Classical Education
04-09-2023Roger Berkowitz
Angel Adams Parham and Anika Prather argue that the growth in K-12 elementary schools based on a classical studies curriculum should be embraced by activists on both the left and the right. Against those who see classical education as “white” or privileged, Parham and Prather write:
In a way quite similar to the foundations of Christianity, the principles of classical antiquity emerged, flourished and were shared around the Mediterranean Sea — the crossroads of Europe, Africa and the Middle East. The impressive exchange of ideas continued across the barriers of time, religion, geography and culture.
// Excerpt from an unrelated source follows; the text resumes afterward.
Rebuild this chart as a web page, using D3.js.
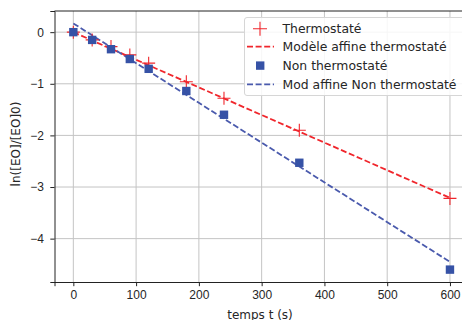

About 2,500 years ago, Herodotus reflected the richness of this exchange in his “Histories,” which imparted real and fantastical stories from what we now call the Iberian Peninsula to India, from Central Europe to Ethiopia and beyond.
From the 8th to the 13th centuries, scholars at Baghdad’s grand library of antiquity, known as the House of Wisdom, translated into Arabic the masterworks of Greek philosophy and mathematics. These included Aristotle’s treatises discussing democracy and the relation between living a virtuous life and happiness, as well as what it means to be alive.
Jewish and Christian scholars made pilgrimages to the library throughout its existence, eager to read classical texts that had been lost to the West — the fragile papyrus on which they were copied being vulnerable to war and natural disaster. Their discoveries reinvigorated Western learning.
The 13th-century Italian Fibonacci returned from his education in North Africa armed with Hindu-Arabic numerals, liberating his fellow mathematicians and future generations from the limitations of Roman numerals and counting boards.
In the 1100s, Islamic philosopher and scientist Ibn Rushd, or Averroes, wrote some of the most influential commentaries on Aristotle’s works on rhetoric, logical reasoning, science, literature and ethics. The Italian theologian Thomas Aquinas read and responded to Averroes with great respect, outlining the points on which their thought diverged.
Rooted in the fullness of this history, classical education invites us and our students to learn from this rich crossroads and to enter into a millennia-long conversation about what it means to be human, the essence of freedom, how to live well and what constitutes a good society.